Locate the string "this" throughout the material and copy every line in which it occurs.

- - - - - - -

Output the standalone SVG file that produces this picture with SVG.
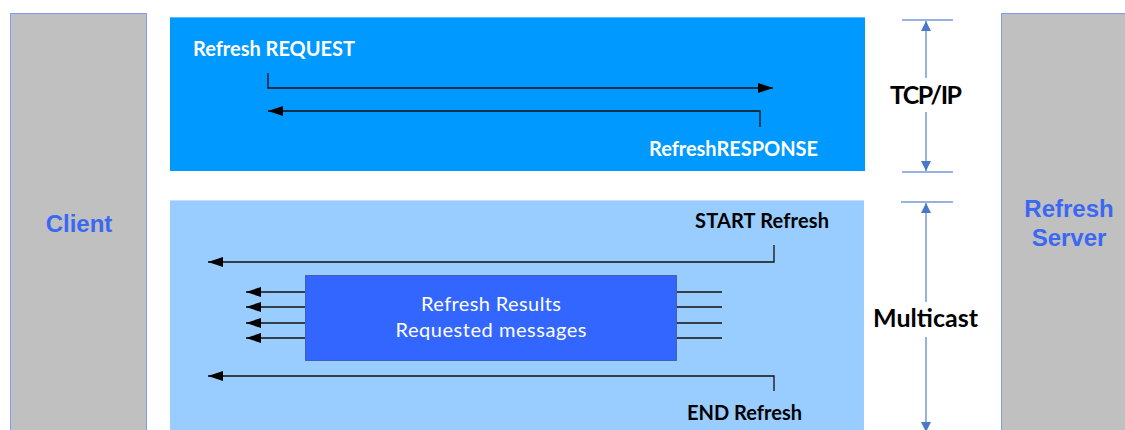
<svg xmlns="http://www.w3.org/2000/svg" width="1125" height="430" viewBox="0 0 1125 430">
  <style>
    .endpoint { fill: #c0c0c0; stroke: #7f9cf5; stroke-width: 1; }
    .endlabel { font-family: "Liberation Sans", Arial, sans-serif; font-weight: bold; font-size: 24px; fill: #3a68f2; text-anchor: middle; }
    .lbl { font-family: Lato, "Open Sans", sans-serif; font-weight: bold; font-size: 20px; }
    .big { font-size: 25px; text-anchor: middle; }
    .white { fill: #ffffff; }
    .black { fill: #000000; }
    .msg { fill: none; stroke: #111111; stroke-width: 1.3; }
    .dim { fill: none; stroke: #7597d6; stroke-width: 1.5; }
    .res { font-family: Lato, "Open Sans", sans-serif; font-size: 20px; fill: #ffffff; text-anchor: middle; }
  </style>
  <defs>
    <marker id="head" markerWidth="15" markerHeight="10" refX="15" refY="5" orient="auto" markerUnits="userSpaceOnUse">
      <path d="M0,0 L15,5 L0,10 Z" fill="#000000"/>
    </marker>
    <marker id="dimhead" markerWidth="10" markerHeight="10" refX="10" refY="5" orient="auto" markerUnits="userSpaceOnUse">
      <path d="M0,0 L10,5 L0,10 Z" fill="#4a78c8"/>
    </marker>
  </defs>

  <rect width="1125" height="430" fill="#ffffff"/>

  <!-- channel bands -->
  <g id="tcp-band">
    <rect x="170" y="17" width="695" height="154" fill="#0099ff"/>
    <line x1="170" y1="17.5" x2="865" y2="17.5" stroke="#5ab8ff" stroke-width="1"/>
  </g>
  <g id="multicast-band">
    <rect x="170" y="200" width="694" height="235" fill="#99ccff"/>
    <line x1="170" y1="200.5" x2="864" y2="200.5" stroke="#c4e0ff" stroke-width="1"/>
  </g>

  <!-- end points -->
  <g id="client">
    <rect class="endpoint" x="10.5" y="13.5" width="136" height="430"/>
    <text class="endlabel" x="79" y="232">Client</text>
  </g>
  <g id="refresh-server">
    <rect class="endpoint" x="1001.5" y="13.5" width="140" height="430"/>
    <text class="endlabel" x="1069" y="217">Refresh</text>
    <text class="endlabel" x="1069" y="246">Server</text>
  </g>

  <!-- message labels -->
  <g id="refresh-request">
    <text class="lbl white" x="193" y="56" textLength="162">Refresh REQUEST</text>
  </g>
  <g id="refresh-response">
    <text class="lbl white" x="649" y="156" textLength="169">RefreshRESPONSE</text>
  </g>
  <g id="start-refresh">
    <text class="lbl black" x="695" y="228" textLength="134">START Refresh</text>
  </g>
  <g id="end-refresh">
    <text class="lbl black" x="687" y="420" textLength="115">END Refresh</text>
  </g>

  <!-- refresh results block -->
  <g id="refresh-results">
    <rect x="305.5" y="275.5" width="371" height="85" fill="#3366ff" stroke="#1a2a66" stroke-width="1" stroke-dasharray="1 1"/>
    <text class="res" x="491" y="311" textLength="140">Refresh Results</text>
    <text class="res" x="491" y="337" textLength="191">Requested messages</text>
  </g>

  <!-- protocol dimension labels -->
  <g id="tcpip">
    <text class="lbl big black" x="926" y="104" textLength="72">TCP/IP</text>
  </g>
  <g id="multicast">
    <text class="lbl big black" x="925.5" y="327" textLength="105">Multicast</text>
  </g>

  <!-- connectors -->
  <g id="connectors">
    <!-- TCP request / response -->
    <path class="msg" d="M268,73 V88 H773" marker-end="url(#head)"/>
    <path class="msg" d="M760,127 V111 H268" marker-end="url(#head)"/>

    <!-- multicast start / end -->
    <path class="msg" d="M774,245 V262 H208" marker-end="url(#head)"/>
    <path class="msg" d="M774,391 V376 H208" stroke="#2a3440" marker-end="url(#head)"/>

    <!-- result messages out of the block -->
    <path class="msg" d="M305,292 H246" stroke="#2a3440" marker-end="url(#head)"/>
    <path class="msg" d="M305,307 H246" stroke="#2a3440" marker-end="url(#head)"/>
    <path class="msg" d="M305,323 H246" stroke="#2a3440" marker-end="url(#head)"/>
    <path class="msg" d="M305,338 H246" stroke="#2a3440" marker-end="url(#head)"/>
    <path class="msg" d="M677,292 H722 M677,307 H722 M677,323 H722 M677,338 H722" stroke="#2a3440"/>

    <!-- TCP/IP extent -->
    <line class="dim" x1="902" y1="20" x2="953" y2="20"/>
    <line class="dim" x1="902" y1="172" x2="953" y2="172"/>
    <line class="dim" x1="926" y1="78" x2="926" y2="21" marker-end="url(#dimhead)"/>
    <line class="dim" x1="926" y1="112" x2="926" y2="171" marker-end="url(#dimhead)"/>

    <!-- multicast extent -->
    <line class="dim" x1="901" y1="202" x2="953" y2="202"/>
    <line class="dim" x1="926" y1="302" x2="926" y2="203" marker-end="url(#dimhead)"/>
    <line class="dim" x1="926" y1="337" x2="926" y2="432" marker-end="url(#dimhead)"/>
  </g>
</svg>
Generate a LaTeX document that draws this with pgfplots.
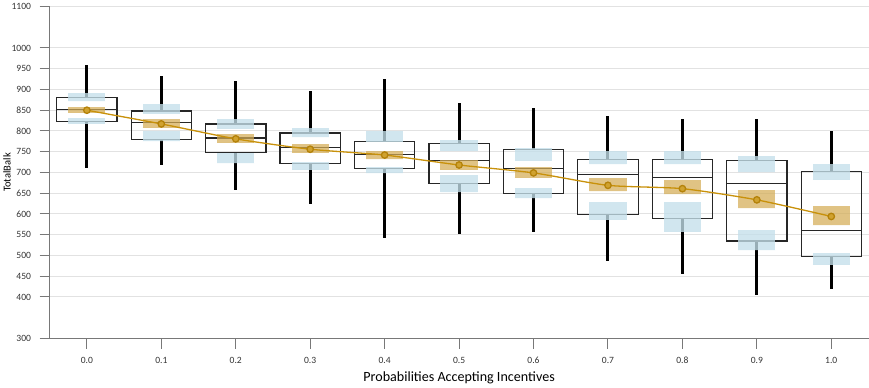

- - - - - - -

- [SOLUTION TO THE EXERCISE]:
Output the standalone SVG file that produces this picture with SVG.
Generate a LaTeX document that draws this with pgfplots.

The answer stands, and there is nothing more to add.